Albatross’ will be equipped with the most modern components including two large cranes with a lifting capacity of 50 tons, a powerful ship propulsion complex with two 7.5 MW rudder-propeller AZIPOD drives,  hydraulic hatch covers and other marine engineering equipment – winches, spiers, etc. Moreover, all equipment must withstand extremely low temperatures.

Mr. Rudenko noted the fact that vessels like “Albatross’ have prospects for the development of exports from Russia.

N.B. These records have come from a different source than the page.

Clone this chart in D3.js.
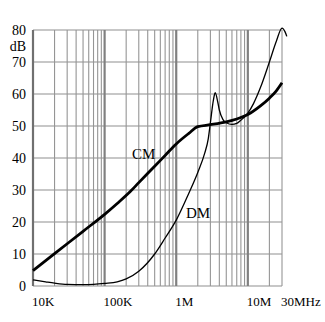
<!DOCTYPE html>
<html><head><meta charset="utf-8">
<script src="https://cdn.jsdelivr.net/npm/d3@7"></script>
<style>body{margin:0;background:#fff}svg{display:block}</style>
</head><body>
<script>
// Frequencies (Hz) and attenuation (dB)
const cmFreq = [1e4, 2e4, 5e4, 1e5, 1.5e5, 2.3e5, 3e5, 5e5, 7e5, 1e6, 1.5e6, 2e6, 3e6, 5e6, 7e6, 1e7, 1.5e7, 2e7, 2.5e7, 3e7];
const cmDb   = [4.8, 10.1, 17.1, 22.4, 25.8, 29.6, 32.3, 37.4, 40.8, 44.4, 47.7, 49.8, 50.4, 51.3, 52.2, 53.6, 56.3, 58.7, 61.0, 63.5];
const dmFreq = [1e4, 1.5e4, 2e4, 3e4, 5e4, 7e4, 1e5, 1.5e5, 2e5, 3e5, 5e5, 7e5, 1e6, 1.5e6, 2e6, 2.5e6, 2.8e6, 3e6, 3.3e6, 3.5e6, 3.8e6, 4e6, 4.5e6, 5e6, 6e6, 7e6, 8e6, 1e7, 1.2e7, 1.5e7, 2e7, 2.5e7, 3e7, 3.3e7, 3.5e7];
const dmDb   = [1.9, 1.3, 0.9, 0.5, 0.4, 0.5, 0.8, 1.3, 2.2, 4.6, 10, 15, 20.6, 29, 35.5, 41.5, 46, 51, 58, 60.4, 57.5, 55, 52, 51, 50.5, 50.8, 51.8, 54, 57, 62, 70, 76.5, 80.6, 79.5, 78];
const yTicks = [0, 10, 20, 30, 40, 50, 60, 70, 80];
const xTickVals = [1e4, 1e5, 1e6, 1e7, 3e7];
const xTickLabels = ["10K", "100K", "1M", "10M", "30MHz"];
const seriesLabels = ["CM", "DM"];

const W = 325, H = 322;
const svg = d3.select("body").append("svg").attr("width", W).attr("height", H);
const x = d3.scaleLog().domain([1e4, 3e7]).range([33, 282]);
const y = d3.scaleLinear().domain([0, 80]).range([286, 30]);

// grid
const minor = [];
for (let d = 1e4; d < 3e7; d *= 10) for (let k = 1; k <= 9; k++) { const v = d * k; if (v <= 3e7) minor.push(v); }
const g = svg.append("g");
g.selectAll("line.h").data(yTicks).join("line")
  .attr("x1", x(1e4)).attr("x2", x(3e7)).attr("y1", d => y(d)).attr("y2", d => y(d))
  .attr("stroke", "#8f8f8f").attr("stroke-width", 1);
g.selectAll("line.v").data(minor).join("line")
  .attr("x1", d => x(d)).attr("x2", d => x(d)).attr("y1", y(0)).attr("y2", y(80))
  .attr("stroke", d => [1e5, 1e6, 1e7].includes(d) ? "#808080" : (d === 1e4 ? "#707070" : "#959595"))
  .attr("stroke-width", d => [1e4, 1e5, 1e6, 1e7].includes(d) ? 2.2 : 1.1);

// axis labels
const font = "'Liberation Serif', 'DejaVu Serif', serif";
svg.selectAll("text.y").data(yTicks).join("text")
  .attr("x", 26).attr("y", d => y(d)).attr("dy", "0.36em").attr("text-anchor", "end")
  .attr("font-family", font).attr("font-size", 14).attr("fill", "#000").text(d => d);
svg.append("text").attr("x", 26).attr("y", 51).attr("text-anchor", "end")
  .attr("font-family", font).attr("font-size", 14).text("dB");
svg.selectAll("text.x").data(xTickVals).join("text")
  .attr("x", d => x(d) - 1).attr("y", 306)
  .attr("font-family", font).attr("font-size", 13).text((d, i) => xTickLabels[i]);

// curves
const line = d3.line().x(d => x(d[0])).y(d => y(d[1])).curve(d3.curveMonotoneX);
svg.append("path").datum(dmFreq.map((f, i) => [f, dmDb[i]]))
  .attr("d", line).attr("fill", "none").attr("stroke", "#000").attr("stroke-width", 1.3);
svg.append("path").datum(cmFreq.map((f, i) => [f, cmDb[i]]))
  .attr("d", line).attr("fill", "none").attr("stroke", "#000").attr("stroke-width", 2.8);

// series labels
svg.append("text").attr("x", 132).attr("y", 159).attr("font-family", font).attr("font-size", 15).text(seriesLabels[0]);
svg.append("text").attr("x", 186).attr("y", 218).attr("font-family", font).attr("font-size", 15).text(seriesLabels[1]);
</script>
</body></html>
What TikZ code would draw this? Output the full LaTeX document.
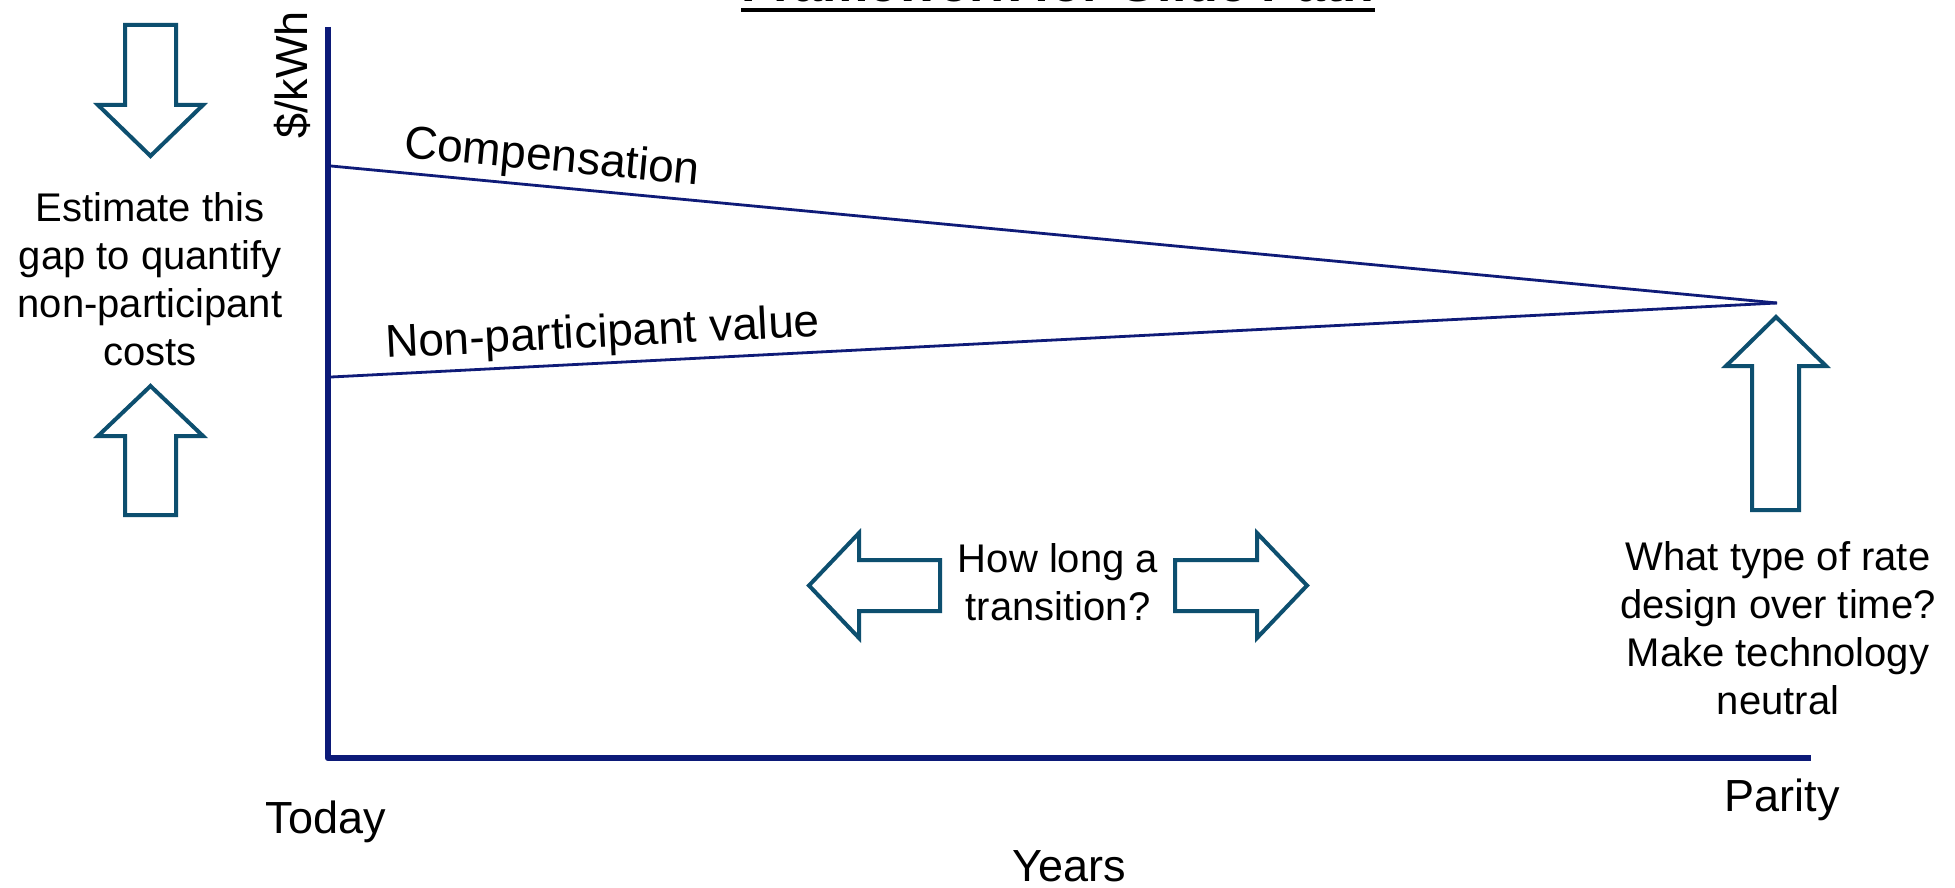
\documentclass[tikz,border=0pt]{standalone}
\usepackage{fontspec}
\setmainfont{Liberation Sans}
\definecolor{axisnavy}{HTML}{0C1A78}
\definecolor{linenavy}{HTML}{0F1B78}
\definecolor{arrowteal}{HTML}{0D4F6F}
\begin{document}
\begin{tikzpicture}[x=1pt,y=-1pt,
  sidetext/.style={font=\fontsize{40}{48}\selectfont, align=center, inner sep=0pt, text=black},
  linelabel/.style={font=\fontsize{46}{52}\selectfont, inner sep=0pt, text=black},
  axislabel/.style={font=\fontsize{45}{52}\selectfont, inner sep=0pt, text=black},
  blockarrow/.style={draw=arrowteal, line width=4pt, fill=white, line join=miter},
  axisline/.style={draw=axisnavy, line width=6.5pt, line join=round},
  trendline/.style={draw=linenavy, line width=2.8pt}]
\useasboundingbox (0,0) rectangle (1955,888);
\fill[white] (0,0) rectangle (1955,888);

% title (cut by top edge)
\node[font=\fontsize{52}{60}\selectfont\bfseries, inner sep=0pt, anchor=base] (title) at (1058,2) {Framework for Glide Path};
\draw[line width=3.5pt] ([yshift=-8pt]title.base west) -- ([yshift=-8pt]title.base east);

% axes
\coordinate (ytop) at (328,27);
\coordinate (origin) at (328,758);
\coordinate (xend) at (1811,758);
\draw[axisline] (ytop) -- (origin) -- (xend);

% trend lines
\coordinate (compStart) at (331,166);
\coordinate (npvStart) at (331,377);
\coordinate (parityPt) at (1777,303);
\draw[trendline] (compStart) -- (parityPt);
\draw[trendline] (npvStart) -- (parityPt);

\node[linelabel, anchor=base west, rotate=-5.4] (comp) at (403,157) {Compensation};
\node[linelabel, anchor=base west, rotate=2.9] (npv) at (386,358) {Non-participant value};

% axis labels
\node[axislabel, rotate=90, anchor=base] (ylab) at (307,75) {\$/kWh};
\node[axislabel, anchor=base] (today) at (326,833) {Today};
\node[axislabel, anchor=base] (parity) at (1782,811) {Parity};
\node[axislabel, anchor=base] (years) at (1069,881) {Years};

% left side: gap
\draw[blockarrow] (125,25) -- (176,25) -- (176,105) -- (203,105) -- (150.5,156) -- (98,105) -- (125,105) -- cycle;
\draw[blockarrow] (125,515) -- (176,515) -- (176,436) -- (203,436) -- (150.5,386) -- (98,436) -- (125,436) -- cycle;
\node[sidetext, anchor=north] (gap) at (150,192) {Estimate this\\gap to quantify\\non-participant\\costs};

% middle: transition
\draw[blockarrow] (940,560) -- (940,611) -- (859,611) -- (859,638) -- (809,585.5) -- (859,533) -- (859,560) -- cycle;
\draw[blockarrow] (1175,560) -- (1175,611) -- (1257,611) -- (1257,638) -- (1307,585.5) -- (1257,533) -- (1257,560) -- cycle;
\node[sidetext, anchor=north] (trans) at (1058,543) {How long a\\transition?};

% right: rate design
\draw[blockarrow] (1752,510) -- (1799,510) -- (1799,366) -- (1826,366) -- (1776,317) -- (1726,366) -- (1752,366) -- cycle;
\node[sidetext, anchor=north] (rate) at (1778,541) {What type of rate\\design over time?\\Make technology\\neutral};
\end{tikzpicture}
\end{document}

Today Russia has the largest network of Antarctic stations. There are five stations in operation –  Novolazarevskaya, Progress, Bellingshausen, Mirny and Vostok. Inaddition, there are fieldairfields, sub-bases, etc. There are 53 Russian bases in the Arctic, and each of them has scientific personnel. Special scientific expedition ships are being built to supply the stations. There are three such vessels in Russia at the moment – ‘Mikhail Somov’, ‘Akademician Fedorov’ and ‘Akademician Treshnikov’. But the first two need to be replaced soon.

Research expeditionary vessels are designed not only to replace the personnel of the Arctic and Antarctic stations, but also to deliver various supplies – fuel, dry cargo and can independently conduct scientific research in the World Ocean. In terms of their functionality, such vessels combine the functions of a passenger vessel, research vessel, container ship, dry cargo ship, tanker, helicopter carrier and icebreaker. In other words, one vessel combines the functions of seven at once.

According to Mr. Rudenko, the construction of multi-functional ships has become a worldwide trend in recent years. As for the progress of construction of similar ships in other countries, in 2019 the “Snow Dragon – 2” was built in China. This year it is planned The commissioning of the British ship “Sir David Attenborough” is planned for 2021, the Canadian icebreaker “John Diefenbaker” will hopefully be constructed in 2022. Last year, the Australian Arc 3 research and supply vessel ‘Nuyina’ was launched at Galati shipyard in Romania and towed to the Damen shipyard in Vlissingen, Netherlands for fitting the equipment and completion of construction. Her length is 160.3 m. In other words, ‘Albatross’ will slightly surpass ‘Nuyina’ in size and become the largest icebreaking research expeditionary ship in the world.